The chairman of the Congressional Black Caucus on Friday urged his Capitol Hill colleagues to extend and strengthen the Voting Rights Act in order to “level the playing field” because, U.S. Rep. Melvin Watt said, “white people . . . will not consider voting for an African American candidate.”
Watt, a Democrat from North Carolina, made the remarks at a Washington hearing held by the National Commission on the Voting Rights Act. The commission, a project of the Lawyers’ Committee for Civil Rights Under Law, is conducting nationwide hearings to gather data on voter discrimination for a report it will issue supporting the extension of the Voting Rights Act.
Watt told Cybercast News Service that his views are based on a 1980s blind poll of North Carolinians, which he said revealed that 30 percent of whites would not vote for a black candidate under any circumstances.
Watt told the commission that if another poll were conducted today, “there would be a substantial majority of white voters who would say that under no circumstances would they vote for an African American candidate.” He later amended his comments, allowing that “some of them would.”

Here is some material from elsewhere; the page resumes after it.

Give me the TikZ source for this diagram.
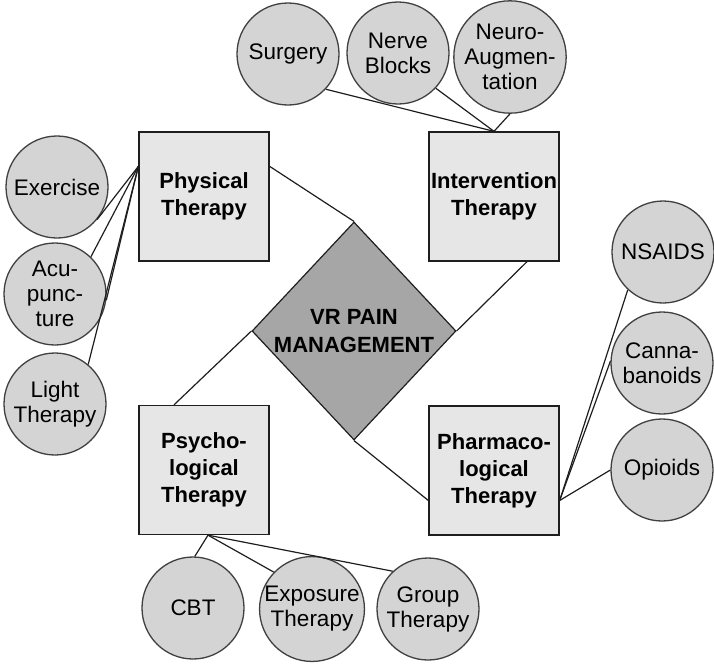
\documentclass[tikz,border=0pt]{standalone}
\usepackage{fontspec}
\setmainfont{Liberation Sans}
\usetikzlibrary{shapes.geometric}
\definecolor{boxfill}{HTML}{E6E6E6}
\definecolor{circfill}{HTML}{D4D4D4}
\definecolor{diafill}{HTML}{A6A6A6}
\definecolor{edge}{HTML}{1E1E1E}
\begin{document}
\begin{tikzpicture}[x=1pt,y=-1pt,
  therapybox/.style={rectangle, draw=edge, line width=1.3pt, fill=boxfill,
    minimum width=130pt, minimum height=129pt, inner sep=0pt, align=center,
    font=\fontsize{22}{27}\selectfont\bfseries},
  leaf/.style={circle, draw=edge!85, line width=1.3pt, fill=circfill,
    minimum size=102pt, inner sep=0pt, align=center,
    font=\fontsize{22.5}{25}\selectfont},
  hub/.style={diamond, draw=edge, line width=1.2pt, fill=diafill,
    minimum width=204pt, minimum height=218pt, inner sep=0pt, align=center,
    font=\fontsize{22}{28}\selectfont\bfseries},
  link/.style={draw=edge, line width=1.2pt}]
\useasboundingbox (0,0) rectangle (714,667);

% hub
\node[hub] (dia) at (354,331) {VR PAIN\\MANAGEMENT};

% therapy boxes
\node[therapybox] (phys) at (204,196.5) {Physical\\Therapy};
\node[therapybox] (int) at (494,196.5) {Intervention\\Therapy};
\node[therapybox] (psy) at (204,470) {Psycho-\\logical\\Therapy};
\node[therapybox] (pharm) at (494,470.5) {Pharmaco-\\logical\\Therapy};

% leaves
\node[leaf] (surg) at (288,54) {Surgery};
\node[leaf] (nerve) at (398,53) {Nerve\\Blocks};
\node[leaf] (neuro) at (510,57) {Neuro-\\Augmen-\\tation};
\node[leaf] (ex) at (57,187) {Exercise};
\node[leaf] (acu) at (55,294) {Acu-\\punc-\\ture};
\node[leaf] (light) at (55,404) {Light\\Therapy};
\node[leaf] (nsaid) at (663,252) {NSAIDS};
\node[leaf] (canna) at (662,363) {Canna-\\banoids};
\node[leaf] (opi) at (662,470) {Opioids};
\node[leaf] (cbt) at (193,608) {CBT};
\node[leaf] (expo) at (312,609) {Exposure\\Therapy};
\node[leaf] (group) at (428,609) {Group\\Therapy};

% hub connectors
\draw[link] ([yshift=-35pt]phys.north east) -- (dia.north);
\draw[link] ([xshift=33pt]int.south) -- (dia.east);
\draw[link] ([xshift=-30pt]psy.north) -- (dia.west);
\draw[link] ([yshift=-30pt]pharm.west) -- (dia.south);

% physical leaves
\draw[link] ([yshift=-35pt]phys.north west) -- (ex.-39);
\draw[link] ([yshift=-35pt]phys.north west) -- (acu.46);
\draw[link] ([yshift=-35pt]phys.north west) -- (acu.-7);
\draw[link] ([yshift=-35pt]phys.north west) -- (light.50);

% intervention leaves
\draw[link] (int.north) -- (surg.-43);
\draw[link] (int.north) -- (nerve.-43);
\draw[link] (int.north) -- (neuro.south);

% pharmacological leaves
\draw[link] ([yshift=-30pt]pharm.east) -- (nsaid.-133);
\draw[link] ([yshift=-30pt]pharm.east) -- (canna.178);
\draw[link] ([yshift=-30pt]pharm.east) -- (opi.west);

% psychological leaves
\draw[link] ([xshift=4pt]psy.south) -- (cbt.88);
\draw[link] ([xshift=4pt]psy.south) -- (expo.136);
\draw[link] ([xshift=4pt]psy.south) -- (group.133);
\end{tikzpicture}
\end{document}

The number of white Americans who would refuse to vote for a minority candidate is “decreasing,” Watt conceded, but he maintained that the Voting Rights Act should “adjust districts to take [racially motivated voting] into account.”
Voters refusing to vote for a minority candidate “need to be factored out of the equation,” according to Watt, because “I’ve got no use for them in the democratic process.”
Watt admitted that some black voters only cast ballots for black candidates, but said in those cases, the voters are exercising “preference,” which he said is different than “an absolute commitment” to cast a vote based on race.
“Black people have not had the luxury of being able to say, ‘Under no circumstances will I vote for a white candidate,’” Watt said.